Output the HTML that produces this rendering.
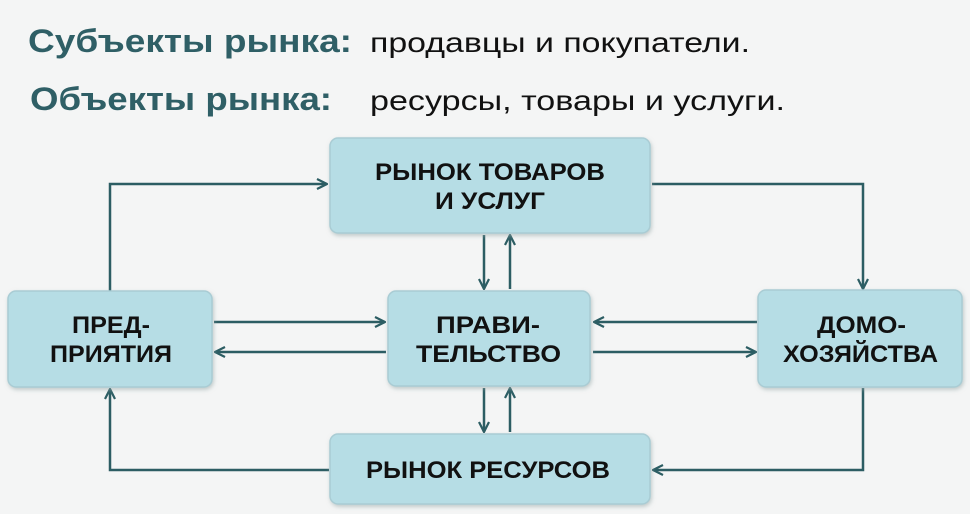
<!DOCTYPE html>
<html><head><meta charset="utf-8"><style>
html,body{margin:0;padding:0;background:#f4f5f5;}
svg{display:block}
</style></head><body>
<svg width="970" height="514" viewBox="0 0 970 514" xmlns="http://www.w3.org/2000/svg">
<defs>
<marker id="a" viewBox="0 0 12 12" refX="11" refY="6" markerWidth="12" markerHeight="12" markerUnits="userSpaceOnUse" orient="auto">
<path d="M1,1 L11,6 L1,11" fill="none" stroke="#2c5d63" stroke-width="2.2"/>
</marker>
<filter id="s" x="-10%" y="-10%" width="120%" height="130%"><feDropShadow dx="1" dy="2" stdDeviation="2" flood-color="#9aa" flood-opacity="0.6"/></filter>
</defs>
<rect width="970" height="514" fill="#f4f5f5"/>
<g font-family="'Liberation Sans', sans-serif" lengthAdjust="spacingAndGlyphs">
<text x="28" y="52" font-size="32" font-weight="bold" fill="#2f5f66" textLength="324" lengthAdjust="spacingAndGlyphs">Субъекты рынка:</text>
<text x="370" y="52" font-size="28" fill="#111" textLength="380" lengthAdjust="spacingAndGlyphs">продавцы и покупатели.</text>
<text x="30" y="110" font-size="32" font-weight="bold" fill="#2f5f66" textLength="302" lengthAdjust="spacingAndGlyphs">Объекты рынка:</text>
<text x="370" y="110" font-size="28" fill="#111" textLength="415" lengthAdjust="spacingAndGlyphs">ресурсы, товары и услуги.</text>
</g>
<g fill="none" stroke="#2c5d63" stroke-width="2.5">
<path d="M110,291 V184 H327" marker-end="url(#a)"/>
<path d="M652,184 H863 V289" marker-end="url(#a)"/>
<path d="M863,388 V470 H653" marker-end="url(#a)"/>
<path d="M329,470 H110 V389" marker-end="url(#a)"/>
<path d="M484,235 V289" marker-end="url(#a)"/>
<path d="M510,289 V235" marker-end="url(#a)"/>
<path d="M484,388 V432" marker-end="url(#a)"/>
<path d="M510,432 V388" marker-end="url(#a)"/>
<path d="M214,322 H385" marker-end="url(#a)"/>
<path d="M386,352 H215" marker-end="url(#a)"/>
<path d="M757,322 H594" marker-end="url(#a)"/>
<path d="M593,352 H756" marker-end="url(#a)"/>
</g>
<g fill="#b6dde5" stroke="#a9ccd4" stroke-width="1.5" filter="url(#s)">
<rect x="330" y="138" width="320" height="95" rx="8"/>
<rect x="8" y="291" width="204" height="96" rx="8"/>
<rect x="388" y="291" width="202" height="95" rx="8"/>
<rect x="758" y="290" width="204" height="97" rx="8"/>
<rect x="330" y="434" width="320" height="70" rx="8"/>
</g>
<g font-family="'Liberation Sans', sans-serif" font-size="24" font-weight="bold" fill="#111">
<text x="375" y="180" textLength="230" lengthAdjust="spacingAndGlyphs">РЫНОК ТОВАРОВ</text>
<text x="435" y="209" textLength="110" lengthAdjust="spacingAndGlyphs">И УСЛУГ</text>
<text x="72" y="333" textLength="78" lengthAdjust="spacingAndGlyphs">ПРЕД-</text>
<text x="50" y="362" textLength="122" lengthAdjust="spacingAndGlyphs">ПРИЯТИЯ</text>
<text x="436" y="333" textLength="104" lengthAdjust="spacingAndGlyphs">ПРАВИ-</text>
<text x="416" y="362" textLength="145" lengthAdjust="spacingAndGlyphs">ТЕЛЬСТВО</text>
<text x="817" y="333" textLength="89" lengthAdjust="spacingAndGlyphs">ДОМО-</text>
<text x="783" y="362" textLength="155" lengthAdjust="spacingAndGlyphs">ХОЗЯЙСТВА</text>
<text x="366" y="478" textLength="244" lengthAdjust="spacingAndGlyphs">РЫНОК РЕСУРСОВ</text>
</g>
</svg>
</body></html>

**EXERCISE PROMPT**. Skip every picture and transcribe the data above exactly.

**SOLUTION TO THIS PROBLEM**.
Output the HTML that produces this rendering.
<!DOCTYPE html>
<html><head><meta charset="utf-8"><style>
html,body{margin:0;padding:0;background:#f4f5f5;}
svg{display:block}
</style></head><body>
<svg width="970" height="514" viewBox="0 0 970 514" xmlns="http://www.w3.org/2000/svg">
<defs>
<marker id="a" viewBox="0 0 12 12" refX="11" refY="6" markerWidth="12" markerHeight="12" markerUnits="userSpaceOnUse" orient="auto">
<path d="M1,1 L11,6 L1,11" fill="none" stroke="#2c5d63" stroke-width="2.2"/>
</marker>
<filter id="s" x="-10%" y="-10%" width="120%" height="130%"><feDropShadow dx="1" dy="2" stdDeviation="2" flood-color="#9aa" flood-opacity="0.6"/></filter>
</defs>
<rect width="970" height="514" fill="#f4f5f5"/>
<g font-family="'Liberation Sans', sans-serif" lengthAdjust="spacingAndGlyphs">
<text x="28" y="52" font-size="32" font-weight="bold" fill="#2f5f66" textLength="324" lengthAdjust="spacingAndGlyphs">Субъекты рынка:</text>
<text x="370" y="52" font-size="28" fill="#111" textLength="380" lengthAdjust="spacingAndGlyphs">продавцы и покупатели.</text>
<text x="30" y="110" font-size="32" font-weight="bold" fill="#2f5f66" textLength="302" lengthAdjust="spacingAndGlyphs">Объекты рынка:</text>
<text x="370" y="110" font-size="28" fill="#111" textLength="415" lengthAdjust="spacingAndGlyphs">ресурсы, товары и услуги.</text>
</g>
<g fill="none" stroke="#2c5d63" stroke-width="2.5">
<path d="M110,291 V184 H327" marker-end="url(#a)"/>
<path d="M652,184 H863 V289" marker-end="url(#a)"/>
<path d="M863,388 V470 H653" marker-end="url(#a)"/>
<path d="M329,470 H110 V389" marker-end="url(#a)"/>
<path d="M484,235 V289" marker-end="url(#a)"/>
<path d="M510,289 V235" marker-end="url(#a)"/>
<path d="M484,388 V432" marker-end="url(#a)"/>
<path d="M510,432 V388" marker-end="url(#a)"/>
<path d="M214,322 H385" marker-end="url(#a)"/>
<path d="M386,352 H215" marker-end="url(#a)"/>
<path d="M757,322 H594" marker-end="url(#a)"/>
<path d="M593,352 H756" marker-end="url(#a)"/>
</g>
<g fill="#b6dde5" stroke="#a9ccd4" stroke-width="1.5" filter="url(#s)">
<rect x="330" y="138" width="320" height="95" rx="8"/>
<rect x="8" y="291" width="204" height="96" rx="8"/>
<rect x="388" y="291" width="202" height="95" rx="8"/>
<rect x="758" y="290" width="204" height="97" rx="8"/>
<rect x="330" y="434" width="320" height="70" rx="8"/>
</g>
<g font-family="'Liberation Sans', sans-serif" font-size="24" font-weight="bold" fill="#111">
<text x="375" y="180" textLength="230" lengthAdjust="spacingAndGlyphs">РЫНОК ТОВАРОВ</text>
<text x="435" y="209" textLength="110" lengthAdjust="spacingAndGlyphs">И УСЛУГ</text>
<text x="72" y="333" textLength="78" lengthAdjust="spacingAndGlyphs">ПРЕД-</text>
<text x="50" y="362" textLength="122" lengthAdjust="spacingAndGlyphs">ПРИЯТИЯ</text>
<text x="436" y="333" textLength="104" lengthAdjust="spacingAndGlyphs">ПРАВИ-</text>
<text x="416" y="362" textLength="145" lengthAdjust="spacingAndGlyphs">ТЕЛЬСТВО</text>
<text x="817" y="333" textLength="89" lengthAdjust="spacingAndGlyphs">ДОМО-</text>
<text x="783" y="362" textLength="155" lengthAdjust="spacingAndGlyphs">ХОЗЯЙСТВА</text>
<text x="366" y="478" textLength="244" lengthAdjust="spacingAndGlyphs">РЫНОК РЕСУРСОВ</text>
</g>
</svg>
</body></html>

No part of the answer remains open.